Pintar em um evento e fazer intervenções tira-me da zona de conforto, meu ateliê, que é meu lugar seguro, minha torre forte. Essa experiência mexe com algumas áreas pictóricas. Exemplo disso é o tempo que é reduzido. Recentemente participei pintando em um festival de música gospel no Mineirão, onde estavam presentes cerca de 50 mil pessoas e pintei no palco. Estar pintando com outras pessoas me olhando às vezes é bem constrangedor e ao mesmo tempo empolgante. A grande questão é que o tempo influencia no resultado final da obra, pois é preciso fazer em poucas horas (4-5horas) o que eu demoraria quase 40 no studio. A pintura precisa ser mais solta, com pouco detalhamento, mais espontânea e gestual, como foi o leão que pintei no evento citado. A atmosfera do local também afeta muito, por exemplo, se está festivo e leve a pintura é feita com mais fluidez, com leveza e graciosidade. 

9. Diego, você é um mestre em Artes, Urbanidades e Sustentabilidade. Como esses campos se entrelaçam em seu trabalho artístico?

Confesso que foi um grande desafio executar esse mestrado. Sendo um pintor de técnicas tradicionais, precisei pensar “fora da caixa” para ligar as três áreas. Minha proposta foi produzir obras de arte a partir de materiais de refugo das marcenarias da minha cidade.

Nesse contexto, o objetivo da minha pesquisa foi trazer uma reflexão sobre alguns aspectos que englobam a arte, a sustentabilidade e a urbanidade. Surgem algumas questões, como, por exemplo: o que é possível fazer para diminuir a quantidade de material descartado pelas marcenarias? Sendo assim, é preciso um olhar artístico que possa criar possibilidades de utilização desses materiais e gerar renda para artistas e artesãos da região.

Existe a necessidade de se repensar o consumo de materiais na construção, na produção dos bens de consumo e em todas as áreas da nossa vida para torná-la mais sustentável do ponto de vista ambiental, econômico e social. Essa necessidade atrai olhares para a exploração de novas alternativas e foi isso que busquei com minha pesquisa.

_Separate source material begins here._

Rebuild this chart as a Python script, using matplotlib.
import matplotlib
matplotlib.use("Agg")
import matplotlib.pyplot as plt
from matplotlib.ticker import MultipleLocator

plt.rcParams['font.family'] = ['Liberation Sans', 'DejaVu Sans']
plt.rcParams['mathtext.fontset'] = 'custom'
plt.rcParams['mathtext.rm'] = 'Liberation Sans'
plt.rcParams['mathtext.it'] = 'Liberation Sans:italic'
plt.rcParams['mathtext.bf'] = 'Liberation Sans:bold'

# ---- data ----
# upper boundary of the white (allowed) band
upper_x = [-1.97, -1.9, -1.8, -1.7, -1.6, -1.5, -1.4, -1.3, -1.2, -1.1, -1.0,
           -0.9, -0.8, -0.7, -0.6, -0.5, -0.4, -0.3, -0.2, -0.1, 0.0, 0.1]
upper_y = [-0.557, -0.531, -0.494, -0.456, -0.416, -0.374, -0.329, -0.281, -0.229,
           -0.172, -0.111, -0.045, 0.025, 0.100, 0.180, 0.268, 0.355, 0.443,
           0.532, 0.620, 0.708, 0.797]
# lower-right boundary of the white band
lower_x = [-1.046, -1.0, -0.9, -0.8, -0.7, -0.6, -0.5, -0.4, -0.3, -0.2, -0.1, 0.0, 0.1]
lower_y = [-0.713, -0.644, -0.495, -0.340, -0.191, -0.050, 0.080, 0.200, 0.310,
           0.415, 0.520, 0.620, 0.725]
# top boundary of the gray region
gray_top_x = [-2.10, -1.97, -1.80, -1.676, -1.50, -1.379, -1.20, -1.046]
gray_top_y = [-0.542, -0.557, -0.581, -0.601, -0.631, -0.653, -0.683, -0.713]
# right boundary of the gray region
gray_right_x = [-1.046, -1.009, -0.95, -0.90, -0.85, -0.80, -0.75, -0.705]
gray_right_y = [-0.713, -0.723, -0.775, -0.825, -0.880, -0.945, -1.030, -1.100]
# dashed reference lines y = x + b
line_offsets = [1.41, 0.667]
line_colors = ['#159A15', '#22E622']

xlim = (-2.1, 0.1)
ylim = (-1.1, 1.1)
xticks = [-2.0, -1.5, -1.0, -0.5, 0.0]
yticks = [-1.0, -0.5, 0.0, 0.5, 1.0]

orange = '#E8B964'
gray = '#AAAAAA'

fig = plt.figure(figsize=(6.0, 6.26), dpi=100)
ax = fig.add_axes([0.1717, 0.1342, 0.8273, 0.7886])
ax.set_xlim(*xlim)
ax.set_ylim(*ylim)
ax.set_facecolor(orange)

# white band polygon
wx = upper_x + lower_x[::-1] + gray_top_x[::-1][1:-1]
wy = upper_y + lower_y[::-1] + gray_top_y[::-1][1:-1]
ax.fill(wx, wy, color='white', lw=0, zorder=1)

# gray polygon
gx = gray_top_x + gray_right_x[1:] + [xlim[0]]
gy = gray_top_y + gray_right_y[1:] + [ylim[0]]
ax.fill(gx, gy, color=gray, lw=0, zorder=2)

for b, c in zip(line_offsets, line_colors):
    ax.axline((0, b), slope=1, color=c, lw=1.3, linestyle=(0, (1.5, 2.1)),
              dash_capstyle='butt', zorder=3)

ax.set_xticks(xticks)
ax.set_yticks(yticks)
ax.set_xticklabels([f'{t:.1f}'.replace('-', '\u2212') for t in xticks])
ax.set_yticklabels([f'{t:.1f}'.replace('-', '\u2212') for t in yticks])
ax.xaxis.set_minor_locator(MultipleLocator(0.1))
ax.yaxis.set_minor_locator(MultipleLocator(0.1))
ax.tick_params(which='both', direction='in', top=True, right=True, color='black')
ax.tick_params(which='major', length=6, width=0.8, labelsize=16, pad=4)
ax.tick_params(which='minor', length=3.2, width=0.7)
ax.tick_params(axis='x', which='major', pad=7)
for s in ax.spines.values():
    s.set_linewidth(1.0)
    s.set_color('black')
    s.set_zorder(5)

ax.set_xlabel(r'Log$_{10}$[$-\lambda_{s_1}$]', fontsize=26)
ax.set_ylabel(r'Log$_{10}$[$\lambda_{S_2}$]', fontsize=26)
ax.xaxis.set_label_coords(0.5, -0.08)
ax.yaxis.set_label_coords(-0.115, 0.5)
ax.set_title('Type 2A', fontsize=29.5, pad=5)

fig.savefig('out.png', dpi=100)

As técnicas tradicionais são, muitas vezes, julgadas inaplicáveis, isso acontece devido à escassez de mão de obra especializada. Após a Revolução Industrial, acentuou-se ainda mais a inaplicabilidade de técnicas tradicionais nos processos produtivos, o trabalho do artesão ficou caro diante da produção em série. O problema, na verdade, não está na complexidade da execução de determinadas técnicas, e, sim, numa nova condição da humanidade, pela qual tudo se tornou mais simples, automatizado e descartável.

As pessoas se distanciaram do ‘‘fazer’’. Nada se faz, tudo se compra. Esse é o lema da sociedade consumista contemporânea e é necessário tomar medidas para mudar a mentalidade da grande massa, que é direcionada pelo sistema capitalista de consumo. São ações como essa que desejei desenvolver, e isso pode ser um start na região de SJDR e no Brasil. Tudo o que fazemos com as próprias mãos, de forma artesanal e aproveitando, ou reutilizando materiais, gera uma subtração na grande carga de dejetos que poluem o meio ambiente.

Resultado disso foi uma série de quadros e esculturas contemporâneos que tem feito sucesso entre galerias e colecionadores. Divulgo essas obras no instagram @dmgaleria .

E sempre aproveito quando turistas, colecionadores e amigos entram no meu studio para fazer a reflexão sobre as questões ambientais.

10. Por fim, Diego Mendonça, qual mensagem ou impacto você deseja deixar através de sua arte para as gerações futuras?

Através da arte sempre tento fazer com que o espectador reflita sobre a vida, que busque e sinta paz, que valorize o próximo, que tenha fé em Deus, que se alegre com as coisas simples da vida, que olhe para os menos favorecidos, que se importe com a proteção das crianças, dos animais e da terra. 

Não quero ser conhecido como um pintor polêmico, ou um contraventor das leis, mas sim, desejo ser conhecido como aquele pintor que as pessoas desejem ter em casa, porque pintou o belo e as coisas da vida com maestria!  Nas palavras do saudoso crítico de arte Carlos Perktold, “Diego Mendonça tem suas próprias vocação e força, conhece as cores, os mistérios e os conflitos dessas senhoras ciumentas e briguentas, navega em barcos firmes da vida e, com talento, cria as composições…” E que Deus nos abençoe!